EXERCISE OBJECTIVE
Output the full listing below exactly, without the pictures.

COLLECTED DATA
================================
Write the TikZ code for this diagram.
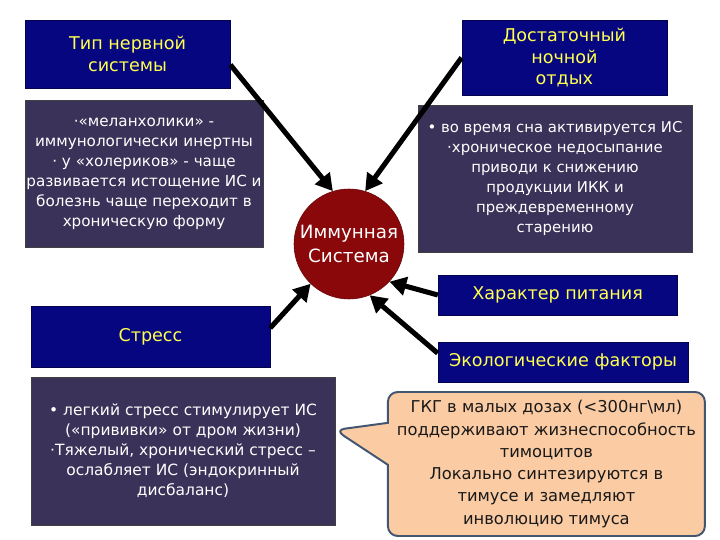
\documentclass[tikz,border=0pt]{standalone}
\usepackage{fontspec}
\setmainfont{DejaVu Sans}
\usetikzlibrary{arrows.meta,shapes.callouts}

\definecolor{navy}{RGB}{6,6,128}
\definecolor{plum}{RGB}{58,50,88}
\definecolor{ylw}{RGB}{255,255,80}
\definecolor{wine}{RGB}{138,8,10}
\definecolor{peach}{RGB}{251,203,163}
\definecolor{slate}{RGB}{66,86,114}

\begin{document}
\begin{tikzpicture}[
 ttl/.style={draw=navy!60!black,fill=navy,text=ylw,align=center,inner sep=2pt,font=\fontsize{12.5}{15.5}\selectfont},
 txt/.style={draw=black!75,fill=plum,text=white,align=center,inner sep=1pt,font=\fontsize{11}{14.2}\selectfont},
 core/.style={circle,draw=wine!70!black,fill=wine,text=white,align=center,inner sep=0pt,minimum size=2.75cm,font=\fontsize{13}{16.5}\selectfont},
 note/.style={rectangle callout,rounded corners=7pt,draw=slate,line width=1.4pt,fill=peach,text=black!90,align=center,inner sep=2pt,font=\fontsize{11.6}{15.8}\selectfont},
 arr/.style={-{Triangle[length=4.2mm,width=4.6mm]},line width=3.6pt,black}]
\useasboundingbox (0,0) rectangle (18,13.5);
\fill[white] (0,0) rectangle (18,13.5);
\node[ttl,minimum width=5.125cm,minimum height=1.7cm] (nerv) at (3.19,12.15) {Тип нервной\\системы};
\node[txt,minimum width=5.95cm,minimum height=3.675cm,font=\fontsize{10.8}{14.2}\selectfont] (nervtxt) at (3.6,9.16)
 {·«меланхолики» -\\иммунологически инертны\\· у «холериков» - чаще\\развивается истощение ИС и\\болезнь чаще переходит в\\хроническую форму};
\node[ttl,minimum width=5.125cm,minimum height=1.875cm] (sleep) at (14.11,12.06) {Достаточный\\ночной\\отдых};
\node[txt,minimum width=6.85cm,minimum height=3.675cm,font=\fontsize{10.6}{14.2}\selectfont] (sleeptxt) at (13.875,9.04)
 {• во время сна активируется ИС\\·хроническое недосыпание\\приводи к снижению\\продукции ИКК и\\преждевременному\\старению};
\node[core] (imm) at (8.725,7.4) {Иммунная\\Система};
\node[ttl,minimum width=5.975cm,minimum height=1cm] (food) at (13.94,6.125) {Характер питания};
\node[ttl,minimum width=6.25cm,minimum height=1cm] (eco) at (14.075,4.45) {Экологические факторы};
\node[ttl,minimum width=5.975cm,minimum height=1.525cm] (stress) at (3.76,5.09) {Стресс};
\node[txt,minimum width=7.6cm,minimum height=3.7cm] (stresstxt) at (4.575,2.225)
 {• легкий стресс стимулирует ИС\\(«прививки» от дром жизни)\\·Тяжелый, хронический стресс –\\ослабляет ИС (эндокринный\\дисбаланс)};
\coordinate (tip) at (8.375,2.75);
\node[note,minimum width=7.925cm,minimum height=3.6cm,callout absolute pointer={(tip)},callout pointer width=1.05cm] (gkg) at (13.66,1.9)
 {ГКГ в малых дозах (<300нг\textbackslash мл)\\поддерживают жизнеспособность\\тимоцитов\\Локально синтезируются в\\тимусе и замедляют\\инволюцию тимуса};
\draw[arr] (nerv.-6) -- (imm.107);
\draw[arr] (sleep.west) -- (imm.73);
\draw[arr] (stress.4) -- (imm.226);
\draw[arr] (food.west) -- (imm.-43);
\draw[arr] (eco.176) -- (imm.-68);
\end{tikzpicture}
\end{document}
================================
OUTPUT OF THE EXERCISE
Write the TikZ code for this diagram.
\documentclass[tikz,border=0pt]{standalone}
\usepackage{fontspec}
\setmainfont{DejaVu Sans}
\usetikzlibrary{arrows.meta,shapes.callouts}

\definecolor{navy}{RGB}{6,6,128}
\definecolor{plum}{RGB}{58,50,88}
\definecolor{ylw}{RGB}{255,255,80}
\definecolor{wine}{RGB}{138,8,10}
\definecolor{peach}{RGB}{251,203,163}
\definecolor{slate}{RGB}{66,86,114}

\begin{document}
\begin{tikzpicture}[
 ttl/.style={draw=navy!60!black,fill=navy,text=ylw,align=center,inner sep=2pt,font=\fontsize{12.5}{15.5}\selectfont},
 txt/.style={draw=black!75,fill=plum,text=white,align=center,inner sep=1pt,font=\fontsize{11}{14.2}\selectfont},
 core/.style={circle,draw=wine!70!black,fill=wine,text=white,align=center,inner sep=0pt,minimum size=2.75cm,font=\fontsize{13}{16.5}\selectfont},
 note/.style={rectangle callout,rounded corners=7pt,draw=slate,line width=1.4pt,fill=peach,text=black!90,align=center,inner sep=2pt,font=\fontsize{11.6}{15.8}\selectfont},
 arr/.style={-{Triangle[length=4.2mm,width=4.6mm]},line width=3.6pt,black}]
\useasboundingbox (0,0) rectangle (18,13.5);
\fill[white] (0,0) rectangle (18,13.5);
\node[ttl,minimum width=5.125cm,minimum height=1.7cm] (nerv) at (3.19,12.15) {Тип нервной\\системы};
\node[txt,minimum width=5.95cm,minimum height=3.675cm,font=\fontsize{10.8}{14.2}\selectfont] (nervtxt) at (3.6,9.16)
 {·«меланхолики» -\\иммунологически инертны\\· у «холериков» - чаще\\развивается истощение ИС и\\болезнь чаще переходит в\\хроническую форму};
\node[ttl,minimum width=5.125cm,minimum height=1.875cm] (sleep) at (14.11,12.06) {Достаточный\\ночной\\отдых};
\node[txt,minimum width=6.85cm,minimum height=3.675cm,font=\fontsize{10.6}{14.2}\selectfont] (sleeptxt) at (13.875,9.04)
 {• во время сна активируется ИС\\·хроническое недосыпание\\приводи к снижению\\продукции ИКК и\\преждевременному\\старению};
\node[core] (imm) at (8.725,7.4) {Иммунная\\Система};
\node[ttl,minimum width=5.975cm,minimum height=1cm] (food) at (13.94,6.125) {Характер питания};
\node[ttl,minimum width=6.25cm,minimum height=1cm] (eco) at (14.075,4.45) {Экологические факторы};
\node[ttl,minimum width=5.975cm,minimum height=1.525cm] (stress) at (3.76,5.09) {Стресс};
\node[txt,minimum width=7.6cm,minimum height=3.7cm] (stresstxt) at (4.575,2.225)
 {• легкий стресс стимулирует ИС\\(«прививки» от дром жизни)\\·Тяжелый, хронический стресс –\\ослабляет ИС (эндокринный\\дисбаланс)};
\coordinate (tip) at (8.375,2.75);
\node[note,minimum width=7.925cm,minimum height=3.6cm,callout absolute pointer={(tip)},callout pointer width=1.05cm] (gkg) at (13.66,1.9)
 {ГКГ в малых дозах (<300нг\textbackslash мл)\\поддерживают жизнеспособность\\тимоцитов\\Локально синтезируются в\\тимусе и замедляют\\инволюцию тимуса};
\draw[arr] (nerv.-6) -- (imm.107);
\draw[arr] (sleep.west) -- (imm.73);
\draw[arr] (stress.4) -- (imm.226);
\draw[arr] (food.west) -- (imm.-43);
\draw[arr] (eco.176) -- (imm.-68);
\end{tikzpicture}
\end{document}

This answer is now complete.